Catholics vs. Klan

A riot percolated at the South Bend train station in May 1924.       

Four months ahead of the start of the final season of Notre Dame football’s iconic Four Horsemen, hundreds of Notre Dame students gathered to meet a train carrying members of the Ku Klux Klan.

Born in the South after the Civil War to stifle black freedom and maintain white supremacy, the KKK had disintegrated by the mid-1870s, then resurged in 1915 with a fresh agenda of hate and a new stronghold – Indiana – where membership had exploded to nearly 250,000 adult white men.

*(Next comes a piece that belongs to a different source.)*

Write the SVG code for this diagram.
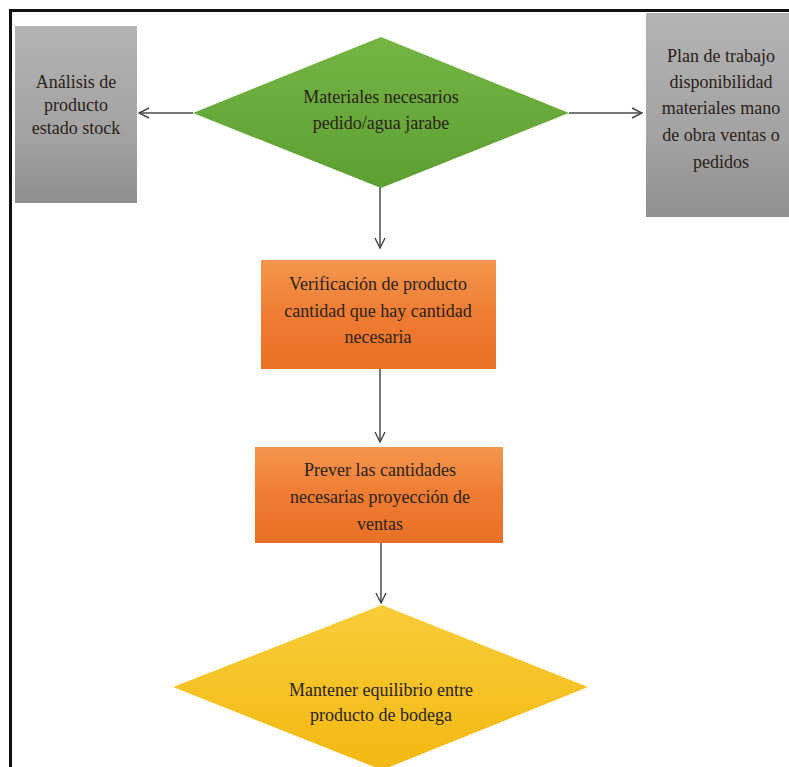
<svg xmlns="http://www.w3.org/2000/svg" width="789" height="767" viewBox="0 0 789 767">
  <defs>
    <linearGradient id="gGray" x1="0" y1="0" x2="0" y2="1">
      <stop offset="0" stop-color="#b3b3b3"/>
      <stop offset="0.6" stop-color="#a3a3a3"/>
      <stop offset="1" stop-color="#8f8f8f"/>
    </linearGradient>
    <linearGradient id="gGreen" x1="0" y1="0" x2="0" y2="1">
      <stop offset="0" stop-color="#74b545"/>
      <stop offset="1" stop-color="#5e9f33"/>
    </linearGradient>
    <linearGradient id="gOrange" x1="0" y1="0" x2="0" y2="1">
      <stop offset="0" stop-color="#f4974e"/>
      <stop offset="0.5" stop-color="#ef7c32"/>
      <stop offset="1" stop-color="#ea6f26"/>
    </linearGradient>
    <linearGradient id="gYellow" x1="0" y1="0" x2="0" y2="1">
      <stop offset="0" stop-color="#f9cd3a"/>
      <stop offset="1" stop-color="#f3b812"/>
    </linearGradient>
    <marker id="arr" viewBox="0 0 12 12" refX="11" refY="6" markerWidth="12" markerHeight="12" markerUnits="userSpaceOnUse" orient="auto">
      <path d="M1,1 L11,6 L1,11" fill="none" stroke="#444" stroke-width="1.4"/>
    </marker>
  </defs>
  <style>
    .edge { stroke: #4a4a4a; stroke-width: 1.5; fill: none; marker-end: url(#arr); }
  </style>

  <rect x="0" y="0" width="789" height="767" fill="#ffffff"/>
  <!-- frame: top and left rules -->
  <path d="M10.5,767 V10.5 H789" fill="none" stroke="#111" stroke-width="3"/>

  <g id="connectors">
    <line class="edge" x1="193" y1="113" x2="139" y2="113"/>
    <line class="edge" x1="569" y1="113" x2="642" y2="113"/>
    <line class="edge" x1="380" y1="187" x2="380" y2="248"/>
    <line class="edge" x1="380" y1="369" x2="380" y2="442"/>
    <line class="edge" x1="381" y1="543" x2="381" y2="603"/>
  </g>

  <g font-family="'Liberation Serif', 'Times New Roman', Tinos, serif" font-size="18" fill="#2b2218" text-anchor="middle">
    <g id="analisis">
      <rect x="15" y="26" width="122" height="177" fill="url(#gGray)"/>
      <text x="76" y="88">Análisis de</text>
      <text x="76" y="111">producto</text>
      <text x="76" y="134">estado stock</text>
    </g>

    <g id="materiales">
      <polygon points="381,37 569,113 381,188 193,113" fill="url(#gGreen)"/>
      <text x="381" y="103">Materiales necesarios</text>
      <text x="381" y="129">pedido/agua jarabe</text>
    </g>

    <g id="plan">
      <rect x="646" y="13" width="150" height="204" fill="url(#gGray)"/>
      <text x="721" y="62">Plan de trabajo</text>
      <text x="721" y="88">disponibilidad</text>
      <text x="721" y="114">materiales mano</text>
      <text x="721" y="141">de obra ventas o</text>
      <text x="721" y="168">pedidos</text>
    </g>

    <g id="verificacion">
      <rect x="261" y="260" width="235" height="109" fill="url(#gOrange)"/>
      <text x="378" y="290">Verificación de producto</text>
      <text x="378" y="317">cantidad que hay cantidad</text>
      <text x="378" y="343">necesaria</text>
    </g>

    <g id="prever">
      <rect x="255" y="447" width="248" height="96" fill="url(#gOrange)"/>
      <text x="380" y="476">Prever las cantidades</text>
      <text x="380" y="503">necesarias proyección de</text>
      <text x="380" y="530">ventas</text>
    </g>

    <g id="equilibrio">
      <polygon points="382,605 588,687 382,770 173,687" fill="url(#gYellow)"/>
      <text x="381" y="696">Mantener equilibrio entre</text>
      <text x="381" y="721">producto de bodega</text>
    </g>
  </g>
</svg>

By May 1924, the Klan’s wrath had settled on the Catholic Church, and their decision to hold a rally in South Bend was no accident. Notre Dame stood as a symbol of rising Catholic power in the country. Knute Rockne’s football teams were building a national sports institution. The Klan was out to intimidate the school, its faculty and students, and let them know that Notre Dame was not welcome in America’s Heartland.

Klan members arriving in trains, buses and cars were greeted by a crowd of 500 Notre Dame students. They ripped away hoods and robes, and chased the startled Klansmen into a downtown headquarters on the corner of Wayne and Michigan streets where the image of a fiery cross made from red light bulbs shined in the office’s third-floor window.

Students spotted a grocery store on the ground floor selling potatoes. Suddenly, potatoes were missiles breaking the window and most of the lights of the “cross.” When star quarterback and Four Horseman Harry Stuhldreher reared back with his cannon arm and fired a potato into the last shining light bulb setting off a shower of sparks, the crowd roared.

The weekend of clashes boiled over on May 19 when thousands of students crashed the rally aiming to destroy the local Klavern. But when Notre Dame president Father Matthew Walsh arrived, cooler heads prevailed and the violence was quashed. The following day, Coach Rockne gave perhaps the most important speech of his storied life. Students followed his decree to obey Father Walsh and refrain from instigating any further violence.

The following week, the KKK shut down its South Bend Klavern. 96 years later, it’s as if they never left.